[BEGIN Data to use]

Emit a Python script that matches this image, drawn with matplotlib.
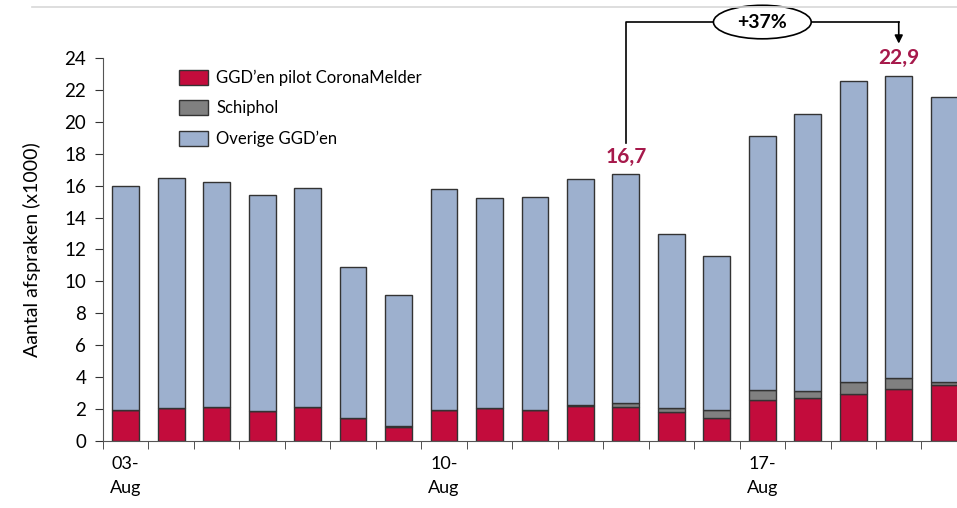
import matplotlib
matplotlib.use("Agg")
import matplotlib.pyplot as plt
from matplotlib.patches import Patch, Ellipse
from matplotlib.lines import Line2D
import numpy as np

plt.rcParams['font.family'] = ['Lato', 'DejaVu Sans']

days = ["03-\nAug", "", "", "", "", "", "", "10-\nAug", "", "", "", "", "", "", "17-\nAug", "", "", "", ""]
totals = [16.0, 16.5, 16.2, 15.4, 15.85, 10.9, 9.15, 15.8, 15.2, 15.3, 16.4, 16.7, 12.95, 11.6, 19.1, 20.5, 22.55, 22.9, 21.55]
pilot = [1.94, 2.07, 2.13, 1.9, 2.13, 1.42, 0.9, 1.94, 2.07, 1.93, 2.19, 2.15, 1.84, 1.46, 2.57, 2.71, 2.97, 3.26, 3.51]
schiphol = [0, 0, 0, 0, 0, 0, 0.03, 0, 0, 0, 0.08, 0.2, 0.2, 0.48, 0.6, 0.45, 0.75, 0.67, 0.16]
overige = [t - p - s for t, p, s in zip(totals, pilot, schiphol)]

series_names = ["GGD\u2019en pilot CoronaMelder", "Schiphol", "Overige GGD\u2019en"]
colors = ["#C30C3C", "#808080", "#9DB0CE"]
label_color = "#A6194B"
yticks = list(range(0, 25, 2))

fig = plt.figure(figsize=(9.57, 5.08), dpi=100)
ax = fig.add_axes([0.1076, 0.1319, 0.9028, 0.754])

x = np.arange(len(totals))
w = 0.59
edge = "#333333"
ax.bar(x, pilot, w, color=colors[0], edgecolor=edge, linewidth=1)
ax.bar(x, schiphol, w, bottom=pilot, color=colors[1], edgecolor=edge, linewidth=1)
ax.bar(x, overige, w, bottom=np.array(pilot) + np.array(schiphol), color=colors[2], edgecolor=edge, linewidth=1)

ax.set_xlim(-0.5, len(totals) - 0.5)
ax.set_ylim(0, 24)
ax.set_yticks(yticks)
ax.set_yticklabels([str(v) for v in yticks], fontsize=13.5)
ax.set_xticks(x)
ax.set_xticklabels(days, fontsize=13, linespacing=1.6)
ax.set_xticks(np.arange(-0.5, len(totals), 1), minor=True)
ax.tick_params(axis='x', which='major', length=0, pad=11)
ax.tick_params(axis='x', which='minor', length=6, direction='out', color='#333333')
ax.tick_params(axis='y', length=6, direction='out', pad=6, color='#333333')
for s in ['top', 'right']:
    ax.spines[s].set_visible(False)
for s in ['left', 'bottom']:
    ax.spines[s].set_color('#555555')
ax.set_ylabel("Aantal afspraken (x1000)", fontsize=14, labelpad=17)

handles = [Patch(facecolor=c, edgecolor=edge, linewidth=1) for c in colors]
ax.legend(handles, series_names, loc='upper left', bbox_to_anchor=(0.075, 1.0),
          frameon=False, fontsize=12, handlelength=1.7, handleheight=1.0,
          labelspacing=0.85, handletextpad=0.5, borderaxespad=0.3)

# value labels
i1, i2 = 11, 17
ax.text(i1, totals[i1] + 0.45, "16,7", ha='center', va='bottom', color=label_color,
        fontsize=15, fontweight='bold')
ax.text(i2, totals[i2] + 0.45, "22,9", ha='center', va='bottom', color=label_color,
        fontsize=15, fontweight='bold')

# bracket
ytop = 26.25
ax.plot([i1, i1, i2], [totals[i1] + 2.0, ytop, ytop], color='black', lw=1.2, clip_on=False)
ax.annotate("", xy=(i2, 24.9), xytext=(i2, ytop),
            arrowprops=dict(arrowstyle='-|>', color='black', lw=1.2, mutation_scale=12,
                            shrinkA=0, shrinkB=0),
            annotation_clip=False)
mid = (i1 + i2) / 2
ell = Ellipse((mid, ytop), 2.15, 2.1, facecolor='white', edgecolor='black', lw=1.2,
              clip_on=False, zorder=5)
ax.add_patch(ell)
ax.text(mid, ytop, "+37%", ha='center', va='center', fontsize=14, fontweight='bold',
        zorder=6, clip_on=False)

fig.add_artist(Line2D([0.033, 1.0], [0.986, 0.986], color='#d8d8d8', lw=1.2))

fig.savefig("out.png", dpi=100)
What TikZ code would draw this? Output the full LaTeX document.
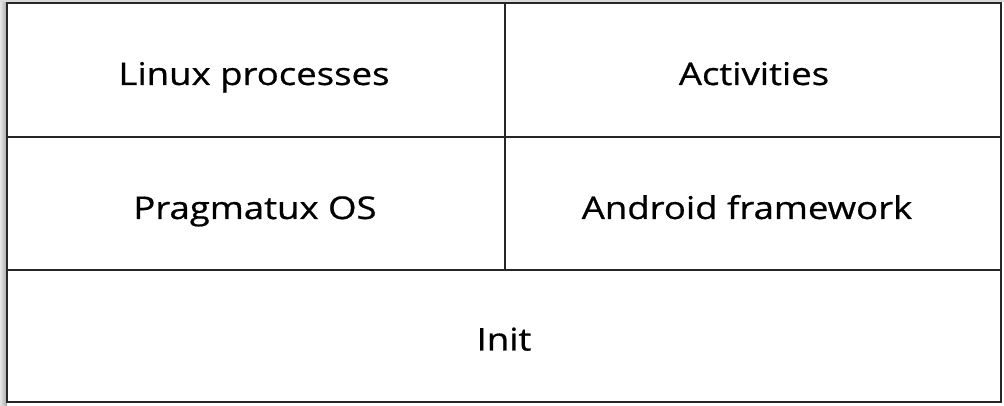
\documentclass[tikz,border=0pt]{standalone}
\usepackage{fontspec}
\setmainfont{Open Sans}[FakeBold=0.6]
\newcommand{\wide}[1]{\scalebox{1.166}[1]{#1}}
\begin{document}
\begin{tikzpicture}[x=0.75pt,y=-0.75pt,
  cell/.style={font=\fontsize{23.5}{28}\selectfont, text=black, anchor=base, inner sep=0pt},
  rule/.style={draw=black!85, line width=2.2pt}]
\useasboundingbox (0,0) rectangle (1004,406);
\fill[white] (0,0) rectangle (1004,406);
\shade[left color=black!10, right color=black!35] (0,0) rectangle (7,406);
\fill[black!15] (0,0) rectangle (1004,2);
\coordinate (tl) at (7,3);
\coordinate (br) at (1001,402);
\draw[rule] (tl) rectangle (br);
\coordinate (v1) at (505,3);
\coordinate (v2) at (505,270);
\coordinate (h1l) at (7,137);
\coordinate (h1r) at (1001,137);
\coordinate (h2l) at (7,270);
\coordinate (h2r) at (1001,270);
\draw[rule] (v1) -- (v2);
\draw[rule] (h1l) -- (h1r);
\draw[rule] (h2l) -- (h2r);
\node[cell] (lp) at (254,85) {\wide{Linux processes}};
\node[cell] (act) at (754,85) {\wide{Activities}};
\node[cell] (pos) at (255,219) {\wide{Pragmatux OS}};
\node[cell] (af) at (747,219) {\wide{Android framework}};
\node[cell] (init) at (504,350.5) {\wide{Init}};
\end{tikzpicture}
\end{document}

[END Data to use]

● **Required work**:
Return the material exactly as given, apart from the pictures.

● **Answer to this exercise**:
Emit a Python script that matches this image, drawn with matplotlib.
import matplotlib
matplotlib.use("Agg")
import matplotlib.pyplot as plt
from matplotlib.patches import Patch, Ellipse
from matplotlib.lines import Line2D
import numpy as np

plt.rcParams['font.family'] = ['Lato', 'DejaVu Sans']

days = ["03-\nAug", "", "", "", "", "", "", "10-\nAug", "", "", "", "", "", "", "17-\nAug", "", "", "", ""]
totals = [16.0, 16.5, 16.2, 15.4, 15.85, 10.9, 9.15, 15.8, 15.2, 15.3, 16.4, 16.7, 12.95, 11.6, 19.1, 20.5, 22.55, 22.9, 21.55]
pilot = [1.94, 2.07, 2.13, 1.9, 2.13, 1.42, 0.9, 1.94, 2.07, 1.93, 2.19, 2.15, 1.84, 1.46, 2.57, 2.71, 2.97, 3.26, 3.51]
schiphol = [0, 0, 0, 0, 0, 0, 0.03, 0, 0, 0, 0.08, 0.2, 0.2, 0.48, 0.6, 0.45, 0.75, 0.67, 0.16]
overige = [t - p - s for t, p, s in zip(totals, pilot, schiphol)]

series_names = ["GGD\u2019en pilot CoronaMelder", "Schiphol", "Overige GGD\u2019en"]
colors = ["#C30C3C", "#808080", "#9DB0CE"]
label_color = "#A6194B"
yticks = list(range(0, 25, 2))

fig = plt.figure(figsize=(9.57, 5.08), dpi=100)
ax = fig.add_axes([0.1076, 0.1319, 0.9028, 0.754])

x = np.arange(len(totals))
w = 0.59
edge = "#333333"
ax.bar(x, pilot, w, color=colors[0], edgecolor=edge, linewidth=1)
ax.bar(x, schiphol, w, bottom=pilot, color=colors[1], edgecolor=edge, linewidth=1)
ax.bar(x, overige, w, bottom=np.array(pilot) + np.array(schiphol), color=colors[2], edgecolor=edge, linewidth=1)

ax.set_xlim(-0.5, len(totals) - 0.5)
ax.set_ylim(0, 24)
ax.set_yticks(yticks)
ax.set_yticklabels([str(v) for v in yticks], fontsize=13.5)
ax.set_xticks(x)
ax.set_xticklabels(days, fontsize=13, linespacing=1.6)
ax.set_xticks(np.arange(-0.5, len(totals), 1), minor=True)
ax.tick_params(axis='x', which='major', length=0, pad=11)
ax.tick_params(axis='x', which='minor', length=6, direction='out', color='#333333')
ax.tick_params(axis='y', length=6, direction='out', pad=6, color='#333333')
for s in ['top', 'right']:
    ax.spines[s].set_visible(False)
for s in ['left', 'bottom']:
    ax.spines[s].set_color('#555555')
ax.set_ylabel("Aantal afspraken (x1000)", fontsize=14, labelpad=17)

handles = [Patch(facecolor=c, edgecolor=edge, linewidth=1) for c in colors]
ax.legend(handles, series_names, loc='upper left', bbox_to_anchor=(0.075, 1.0),
          frameon=False, fontsize=12, handlelength=1.7, handleheight=1.0,
          labelspacing=0.85, handletextpad=0.5, borderaxespad=0.3)

# value labels
i1, i2 = 11, 17
ax.text(i1, totals[i1] + 0.45, "16,7", ha='center', va='bottom', color=label_color,
        fontsize=15, fontweight='bold')
ax.text(i2, totals[i2] + 0.45, "22,9", ha='center', va='bottom', color=label_color,
        fontsize=15, fontweight='bold')

# bracket
ytop = 26.25
ax.plot([i1, i1, i2], [totals[i1] + 2.0, ytop, ytop], color='black', lw=1.2, clip_on=False)
ax.annotate("", xy=(i2, 24.9), xytext=(i2, ytop),
            arrowprops=dict(arrowstyle='-|>', color='black', lw=1.2, mutation_scale=12,
                            shrinkA=0, shrinkB=0),
            annotation_clip=False)
mid = (i1 + i2) / 2
ell = Ellipse((mid, ytop), 2.15, 2.1, facecolor='white', edgecolor='black', lw=1.2,
              clip_on=False, zorder=5)
ax.add_patch(ell)
ax.text(mid, ytop, "+37%", ha='center', va='center', fontsize=14, fontweight='bold',
        zorder=6, clip_on=False)

fig.add_artist(Line2D([0.033, 1.0], [0.986, 0.986], color='#d8d8d8', lw=1.2))

fig.savefig("out.png", dpi=100)
What TikZ code would draw this? Output the full LaTeX document.
\documentclass[tikz,border=0pt]{standalone}
\usepackage{fontspec}
\setmainfont{Open Sans}[FakeBold=0.6]
\newcommand{\wide}[1]{\scalebox{1.166}[1]{#1}}
\begin{document}
\begin{tikzpicture}[x=0.75pt,y=-0.75pt,
  cell/.style={font=\fontsize{23.5}{28}\selectfont, text=black, anchor=base, inner sep=0pt},
  rule/.style={draw=black!85, line width=2.2pt}]
\useasboundingbox (0,0) rectangle (1004,406);
\fill[white] (0,0) rectangle (1004,406);
\shade[left color=black!10, right color=black!35] (0,0) rectangle (7,406);
\fill[black!15] (0,0) rectangle (1004,2);
\coordinate (tl) at (7,3);
\coordinate (br) at (1001,402);
\draw[rule] (tl) rectangle (br);
\coordinate (v1) at (505,3);
\coordinate (v2) at (505,270);
\coordinate (h1l) at (7,137);
\coordinate (h1r) at (1001,137);
\coordinate (h2l) at (7,270);
\coordinate (h2r) at (1001,270);
\draw[rule] (v1) -- (v2);
\draw[rule] (h1l) -- (h1r);
\draw[rule] (h2l) -- (h2r);
\node[cell] (lp) at (254,85) {\wide{Linux processes}};
\node[cell] (act) at (754,85) {\wide{Activities}};
\node[cell] (pos) at (255,219) {\wide{Pragmatux OS}};
\node[cell] (af) at (747,219) {\wide{Android framework}};
\node[cell] (init) at (504,350.5) {\wide{Init}};
\end{tikzpicture}
\end{document}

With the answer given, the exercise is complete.